= Nathaniel Benedict Smith =

American politician (1795–1881)

Nathaniel Benedict Smith (December 7, 1795 – February 5, 1881) was an American lawyer, judge, and politician.

==Early life==
Nathaniel Benedict Smith was born on December 7, 1795, in Woodbury, Connecticut, the only child of Ruth Benedict and Nathaniel Smith, judge of the Supreme Court of Connecticut. His grandfather was Reverend Noah Benedict, third pastor of the First Church in Woodbury. Smith graduated from Yale College in 1815. He studied law in the office of his uncle, the Hon.
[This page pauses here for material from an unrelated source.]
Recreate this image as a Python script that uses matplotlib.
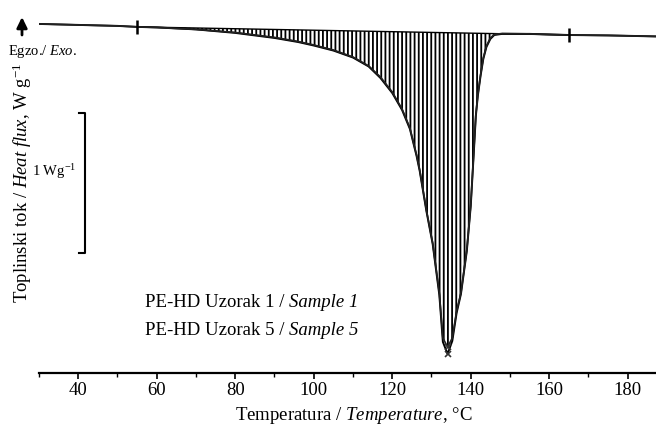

Noah B. Benedict, of Woodbury, and at Judge Tapping Reeve's Law School in Litchfield, and was admitted to the bar in 1818.

==Career==
Smith began practice in New Haven, but was returned to Woodbury due to his father's health. After two or three years, he withdrew from his profession due to the time needed to work his father's large property He represented the town in the Connecticut General Assembly in 1828, and again in 1847. Starting in May 1838, he held the office of Judge of Probate for four years. He farmed for the remainder of his life.

==Personal life==
Smith married Mary Ann W. Goodrich, daughter of Reverend Samuel Goodrich, of Berlin on February 22, 1819. His wife died in 1872. They had two daughters and one son.

Smith died at his house in Woodbury on February 5, 1881.